The alliance between OSHA and SPI should help SPI members identify and eliminate hazards likely to result in amputations, including machine guarding and lockout/tagout; in reducing and preventing exposure to ergonomic hazards; and to provide training to employers in identifying and controlling these and other hazards.

"Alliances such as this one are the cornerstone in our efforts to enlist the business community's help in making sure workplaces are safe and healthy," said Henshaw. "We must all work together for the common good - that of reducing injuries and illnesses in the workplace across the board."

OSHA and SPI plan to use SPI's newsletters, Web site, workshops and annual meetings to disseminate information and guidance on workplace safety and health information. The alliance will also promote and encourage SPI members' participation in OSHA's cooperative programs such as compliance assistance, the Voluntary Protection program, consultation and mentoring among SPI members.
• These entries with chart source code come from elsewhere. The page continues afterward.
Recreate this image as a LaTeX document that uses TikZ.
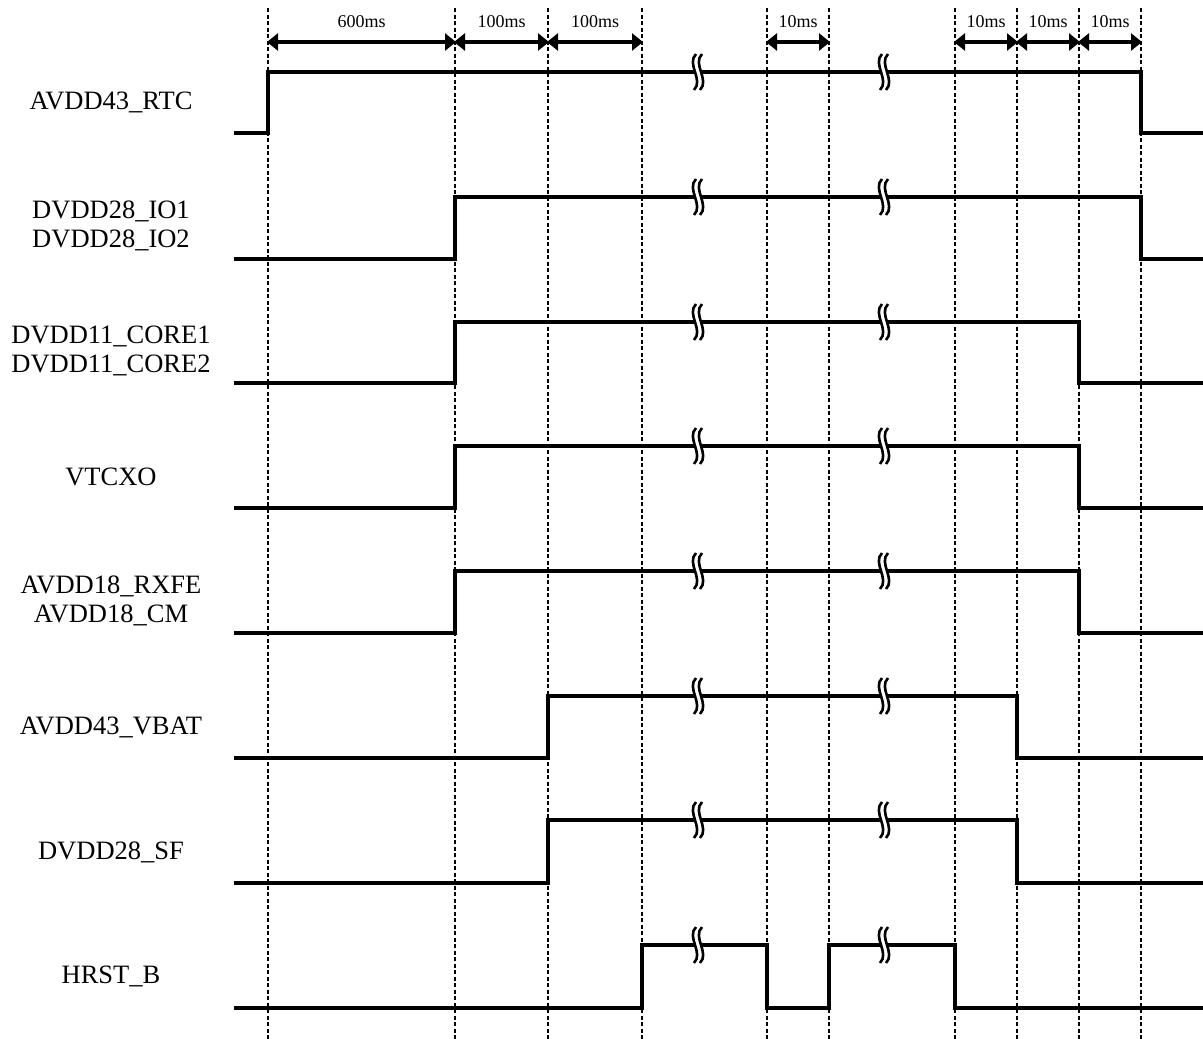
\documentclass[tikz,border=0pt]{standalone}
\usepackage{fontspec}
\setmainfont{Liberation Serif}
\usetikzlibrary{arrows.meta}
\begin{document}
\begin{tikzpicture}[x=1pt,y=-1pt,
  sig/.style={line width=3.6pt,line cap=rect,line join=miter},
  guide/.style={line width=2.2pt,dash pattern=on 4pt off 2.5pt},
  dim/.style={line width=3.4pt,{Triangle[length=11pt,width=17pt]}-{Triangle[length=11pt,width=17pt]}, shorten <=-1pt, shorten >=-1pt},
  lbl/.style={font=\fontsize{26.5}{29}\selectfont,align=center,inner sep=0pt},
  tlbl/.style={font=\fontsize{18}{19}\selectfont,inner sep=0pt},
  brkw/.style={white,line width=6pt},
  brkb/.style={black,line width=2.6pt}]
\useasboundingbox (0,0) rectangle (1203,1039);
% guide lines
\foreach \x [count=\i] in {268,455,548,642,767,829,955,1017,1079,1141}{
  \coordinate (g\i) at (\x,42);
  \draw[guide] (\x,8) -- (\x,1039);
}
% dimension arrows
\draw[dim] (g1) -- (g2);
\draw[dim] (g2) -- (g3);
\draw[dim] (g3) -- (g4);
\draw[dim] (g5) -- (g6);
\draw[dim] (g7) -- (g8);
\draw[dim] (g8) -- (g9);
\draw[dim] (g9) -- (g10);
\node[tlbl] (t1) at (361.5,22) {600ms};
\node[tlbl] (t2) at (501.5,22) {100ms};
\node[tlbl] (t3) at (595,22) {100ms};
\node[tlbl] (t4) at (798,22) {10ms};
\node[tlbl] (t5) at (986,22) {10ms};
\node[tlbl] (t6) at (1048,22) {10ms};
\node[tlbl] (t7) at (1110,22) {10ms};
% labels
\node[lbl] (l1) at (111,102) {AVDD43\_RTC};
\node[lbl] (l2) at (111,226) {DVDD28\_IO1\\DVDD28\_IO2};
\node[lbl] (l3) at (111,351) {DVDD11\_CORE1\\DVDD11\_CORE2};
\node[lbl] (l4) at (111,477) {VTCXO};
\node[lbl] (l5) at (111,601) {AVDD18\_RXFE\\AVDD18\_CM};
\node[lbl] (l6) at (111,727) {AVDD43\_VBAT};
\node[lbl] (l7) at (111,852) {DVDD28\_SF};
\node[lbl] (l8) at (111,976) {HRST\_B};
% signals
\draw[sig] (236,133) -- (268,133) -- (268,72) -- (1141,72) -- (1141,133) -- (1203,133);
\draw[sig] (236,259) -- (455,259) -- (455,197) -- (1141,197) -- (1141,259) -- (1203,259);
\draw[sig] (236,383) -- (455,383) -- (455,322) -- (1079,322) -- (1079,383) -- (1203,383);
\draw[sig] (236,508) -- (455,508) -- (455,446) -- (1079,446) -- (1079,508) -- (1203,508);
\draw[sig] (236,633) -- (455,633) -- (455,571) -- (1079,571) -- (1079,633) -- (1203,633);
\draw[sig] (236,758) -- (548,758) -- (548,696) -- (1017,696) -- (1017,758) -- (1203,758);
\draw[sig] (236,883) -- (548,883) -- (548,820) -- (1017,820) -- (1017,883) -- (1203,883);
\draw[sig] (236,1008) -- (642,1008) -- (642,945) -- (767,945) -- (767,1008) -- (829,1008) -- (829,945) -- (955,945) -- (955,1008) -- (1203,1008);
% break marks
\foreach \y in {72,197,322,446,571,696,820,945}{
  \foreach \x in {698,884}{
    \draw[brkw] (\x+1,\y-18) .. controls (\x-9,\y-8) and (\x+9,\y+8) .. (\x-1,\y+18);
    \draw[brkb] (\x-2,\y-18) .. controls (\x-12,\y-8) and (\x+6,\y+8) .. (\x-4,\y+18);
    \draw[brkb] (\x+4,\y-18) .. controls (\x-6,\y-8) and (\x+12,\y+8) .. (\x+2,\y+18);
  }
}
\end{tikzpicture}
\end{document}
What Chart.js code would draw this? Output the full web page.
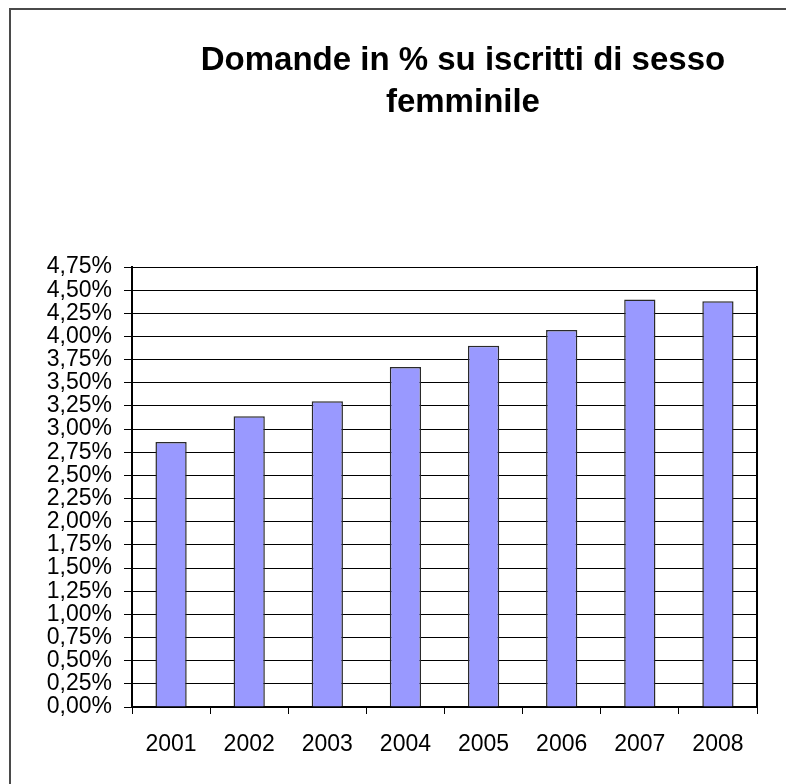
<!DOCTYPE html>
<html>
<head>
<meta charset="utf-8">
<script src="https://cdn.jsdelivr.net/npm/chart.js@4.4.1/dist/chart.umd.min.js"></script>
<style>
  html, body { margin: 0; padding: 0; background: #fff; overflow: hidden; }
  #wrap { position: relative; width: 786px; height: 784px; overflow: hidden; }
  #frame { position: absolute; left: 9px; top: 8px; width: 2000px; height: 2000px;
           border-left: 2px solid #4a4a4a; border-top: 2px solid #4a4a4a; pointer-events: none; }
</style>
</head>
<body>
<div id="wrap">
  <canvas id="myChart" width="786" height="784"></canvas>
  <div id="frame"></div>
</div>
<script>
const years = ['2001', '2002', '2003', '2004', '2005', '2006', '2007', '2008'];
const pctValues = [2.86, 3.14, 3.30, 3.67, 3.90, 4.07, 4.40, 4.38];
const titleLines = ['Domande in % su iscritti di sesso', 'femminile'];
const yMax = 4.75;
const yStep = 0.25;

const fontFam = 'Arial, "Liberation Sans", sans-serif';

// title sits a bit right of the plot centre, like the original sheet
const sheetTitle = {
  id: 'sheetTitle',
  afterDraw(chart) {
    const c = chart.ctx;
    c.save();
    c.fillStyle = '#000';
    c.font = 'bold 33px ' + fontFam;
    c.textAlign = 'center';
    c.textBaseline = 'middle';
    const cx = chart.width * 0.589;
    titleLines.forEach((t, i) => c.fillText(t, cx, 61 + i * 42));
    c.restore();
  }
};

const ctx = document.getElementById('myChart').getContext('2d');
new Chart(ctx, {
  type: 'bar',
  data: {
    labels: years,
    datasets: [{
      data: pctValues,
      backgroundColor: '#9999FF',
      borderColor: '#2a2a2a',
      borderWidth: 1.5,
      barPercentage: 0.4,
      categoryPercentage: 1
    }]
  },
  options: {
    responsive: false,
    animation: false,
    devicePixelRatio: 1,
    layout: { padding: { left: 0, right: 29, top: 267, bottom: 0 } },
    plugins: {
      legend: { display: false },
      tooltip: { enabled: false },
      title: { display: false }
    },
    scales: {
      x: {
        type: 'category',
        grid: { offset: true, drawOnChartArea: false, color: '#000', tickLength: 7, lineWidth: 1 },
        border: { color: '#000', width: 2 },
        ticks: { color: '#000', font: { family: fontFam, size: 23 }, padding: 17, maxRotation: 0, autoSkip: false },
        afterFit: function(scale) { scale.height = 77; }
      },
      y: {
        type: 'linear',
        min: 0,
        max: yMax,
        grid: { color: '#000', tickLength: 8, lineWidth: 1 },
        border: { color: '#000', width: 2 },
        ticks: {
          stepSize: yStep,
          autoSkip: false,
          color: '#000',
          padding: 12,
          font: { family: fontFam, size: 23 },
          callback: function(v) { return v.toFixed(2).replace('.', ',') + '%'; }
        },
        afterFit: function(scale) { scale.width = 132; }
      },
      y2: {
        type: 'linear',
        position: 'right',
        min: 0,
        max: yMax,
        grid: { display: false },
        ticks: { display: false },
        border: { display: true, color: '#000', width: 2 },
        afterFit: function(scale) { scale.width = 0; }
      }
    }
  },
  plugins: [sheetTitle]
});
</script>
</body>
</html>
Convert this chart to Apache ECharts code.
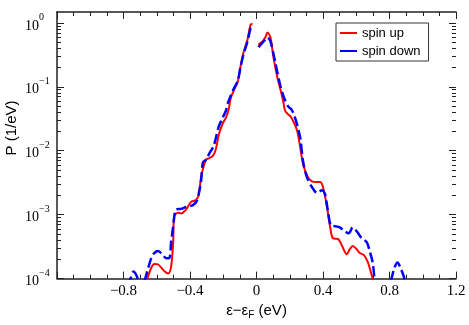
<!DOCTYPE html>
<html>
<head>
<meta charset="utf-8">
<script src="https://cdn.jsdelivr.net/npm/echarts@6/dist/echarts.min.js"></script>
<style>html,body{margin:0;padding:0;background:#fff}#c{width:469px;height:325px}</style>
</head>
<body>
<div id="c"></div>
<script>
// Energies (eV) and log10 of P (1/eV); null marks the gap at E = 0
var upE = [-0.687,-0.657,-0.633,-0.615,-0.591,-0.555,-0.531,-0.513,-0.501,-0.496,-0.472,-0.454,-0.424,-0.394,-0.364,-0.346,-0.334,-0.304,-0.287,-0.263,-0.245,-0.227,-0.203,-0.185,-0.167,-0.155,-0.137,-0.113,-0.096,-0.078,-0.054,-0.036,-0.024,-0.006,
  0.012,0.036,0.054,0.066,0.084,0.101,0.125,0.143,0.161,0.173,0.203,0.221,0.245,0.263,0.281,0.310,0.334,0.358,0.382,0.400,0.424,0.442,0.460,0.490,0.513,0.543,0.561,0.579,0.603,0.621,0.645,0.669,0.699,0.716];
var upLogP = [-4.18,-4.0,-3.83,-3.77,-3.78,-3.88,-3.92,-3.80,-3.42,-3.03,-2.97,-2.98,-2.92,-2.80,-2.77,-2.68,-2.42,-2.14,-2.12,-2.08,-1.98,-1.75,-1.57,-1.49,-1.35,-1.18,-1.06,-0.92,-0.68,-0.46,-0.26,-0.03,-0.015,null,
  -0.34,-0.29,-0.22,-0.15,-0.23,-0.52,-0.85,-1.03,-1.23,-1.38,-1.46,-1.54,-1.69,-1.95,-2.22,-2.42,-2.48,-2.49,-2.49,-2.57,-2.88,-3.18,-3.37,-3.38,-3.48,-3.62,-3.54,-3.49,-3.54,-3.60,-3.63,-3.74,-4.0,-4.14];
var downE = [-0.776,-0.758,-0.740,-0.722,-0.704,-0.687,-0.669,-0.651,-0.633,-0.615,-0.591,-0.567,-0.543,-0.525,-0.513,-0.501,-0.484,-0.454,-0.424,-0.382,-0.358,-0.346,-0.334,-0.322,-0.304,-0.281,-0.257,-0.227,-0.203,-0.185,-0.173,-0.155,-0.137,-0.113,-0.096,-0.078,-0.054,-0.036,-0.024,-0.006,
  0.012,0.036,0.054,0.066,0.084,0.113,0.143,0.167,0.191,0.209,0.227,0.245,0.263,0.281,0.304,0.334,0.364,0.394,0.412,0.430,0.448,0.472,0.501,0.531,0.555,0.579,0.603,0.633,0.663,0.681,0.699,0.710,0.722,
  0.800,0.812,0.830,0.848,0.866,0.884,0.896];
var downLogP = [-4.11,-4.0,-3.89,-3.95,-4.08,-4.15,-4.0,-3.83,-3.68,-3.60,-3.57,-3.62,-3.68,-3.68,-3.42,-3.18,-2.92,-2.91,-2.88,-2.85,-2.78,-2.65,-2.49,-2.18,-2.14,-2.03,-1.92,-1.62,-1.48,-1.38,-1.26,-1.14,-1.03,-0.91,-0.69,-0.49,-0.29,-0.09,-0.06,null,
  -0.38,-0.31,-0.26,-0.23,-0.29,-0.62,-0.98,-1.18,-1.31,-1.35,-1.45,-1.60,-1.80,-2.18,-2.42,-2.57,-2.66,-2.62,-2.68,-2.95,-3.17,-3.18,-3.20,-3.26,-3.29,-3.20,-3.26,-3.37,-3.43,-3.57,-3.75,-4.0,-4.14,
  -4.14,-4.0,-3.83,-3.75,-3.83,-3.95,-4.06];
var xTicks = [-1.2, 1.2, 0.4];
var yDecades = [-4, -3, -2, -1, 0];
var seriesNames = ['spin up', 'spin down'];

function pairs(xs, ys) { return xs.map(function (x, i) { return [x, ys[i]]; }); }
var minorY = [];
yDecades.forEach(function (d) { for (var k = 2; k <= 9; k++) { var v = d + Math.log10(k); if (v < 0.17) minorY.push(v); } });

var AX = '#222';
function yAx(pos, vals, len, label) {
  return {
    type: 'value', min: -4, max: 0.17, position: pos,
    axisLine: { show: label !== null, onZero: false, lineStyle: { color: AX, width: 1.5 } },
    axisTick: { show: true, inside: true, length: len, customValues: vals, lineStyle: { color: AX, width: 1 } },
    axisLabel: label || { show: false },
    splitLine: { show: false }
  };
}
function fmtExp(v) { return '{b|10}{s|' + (v < 0 ? '\u2212' + (-v) : v) + '}'; }

var chart = echarts.init(document.getElementById('c'), null, { renderer: 'canvas' });
chart.setOption({
  animation: false,
  backgroundColor: '#fff',
  grid: { left: 57, right: 13, top: 12, bottom: 42 },
  xAxis: [{
    type: 'value', min: xTicks[0], max: xTicks[1], interval: xTicks[2], position: 'bottom',
    axisLine: { onZero: false, lineStyle: { color: AX, width: 1.5 } },
    axisTick: { inside: true, length: 7, lineStyle: { color: AX } },
    minorTick: { show: true, splitNumber: 4, length: 4, lineStyle: { color: AX } },
    splitLine: { show: false },
    axisLabel: {
      margin: 5, color: '#000', fontFamily: 'Liberation Serif', fontSize: 15,
      formatter: function (v) { if (Math.abs(v + 1.2) < 1e-9) return ''; var s = String(Math.round(Math.abs(v) * 10) / 10); return v < 0 ? '\u2212' + s : s; }
    },
    name: '\u03b5\u2212\u03b5{sub|F} (eV)', nameLocation: 'middle', nameGap: 21,
    nameTextStyle: { color: '#000', fontFamily: 'Liberation Sans', fontSize: 15,
      rich: { sub: { fontFamily: 'Liberation Sans', fontSize: 10, padding: [8, 0, 0, 0] } } }
  }, {
    type: 'value', min: xTicks[0], max: xTicks[1], interval: xTicks[2], position: 'top',
    axisLine: { onZero: false, lineStyle: { color: AX, width: 1.5 } },
    axisTick: { inside: true, length: 7, lineStyle: { color: AX } },
    minorTick: { show: true, splitNumber: 4, length: 4, lineStyle: { color: AX } },
    splitLine: { show: false }, axisLabel: { show: false }
  }],
  yAxis: [
    yAx('left', yDecades, 7, {
      customValues: yDecades, align: 'left', margin: 32, color: '#000',
      formatter: fmtExp,
      rich: {
        b: { fontFamily: 'Liberation Serif', fontSize: 14, color: '#000', lineHeight: 20, verticalAlign: 'bottom' },
        s: { fontFamily: 'Liberation Serif', fontSize: 10, color: '#000', lineHeight: 20, verticalAlign: 'top' }
      }
    }),
    yAx('left', minorY, 4, null),
    yAx('right', yDecades, 7, null),
    yAx('right', minorY, 4, null)
  ],
  legend: {
    left: 336, top: 23, orient: 'vertical', padding: [2, 8, 2, 4], itemGap: 2,
    borderColor: '#333', borderWidth: 1, backgroundColor: '#fff',
    icon: 'rect', itemWidth: 17, itemHeight: 2,
    textStyle: { fontFamily: 'Liberation Sans', fontSize: 13, color: '#000', lineHeight: 16 },
    data: seriesNames
  },
  graphic: [{
    type: 'text', x: 12, y: 128, rotation: Math.PI / 2,
    style: { text: 'P (1/eV)', fontFamily: 'Liberation Sans', fontSize: 15, fill: '#000', align: 'center', verticalAlign: 'middle' }
  }],
  series: [{
    name: seriesNames[0], type: 'line', xAxisIndex: 0, yAxisIndex: 0,
    data: pairs(upE, upLogP), showSymbol: false, smooth: 0.3, connectNulls: false,
    itemStyle: { color: '#ff0000' }, lineStyle: { color: '#ff0000', width: 2 }, z: 3
  }, {
    name: seriesNames[1], type: 'line', xAxisIndex: 0, yAxisIndex: 0,
    data: pairs(downE, downLogP), showSymbol: false, smooth: 0.3, connectNulls: false,
    itemStyle: { color: '#0000ff' }, lineStyle: { color: '#0000ff', width: 2.5, type: [10, 4] }, z: 4
  }]
});
</script>
</body>
</html>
OSHA and SPI will also work together to develop training based on protocols developed in a Strategic Partnership between SPI and OSHA for specific hazards or machinery and deliver it through SPI's learning network and at other appropriate conferences and meetings.

A joint team of representatives from SPI and OSHA will meet regularly to develop an action plan, identify goals and objectives, and track and share information on activities and results of the Alliance.

These alliances will remain in effect for one year, with annual automatic renewals.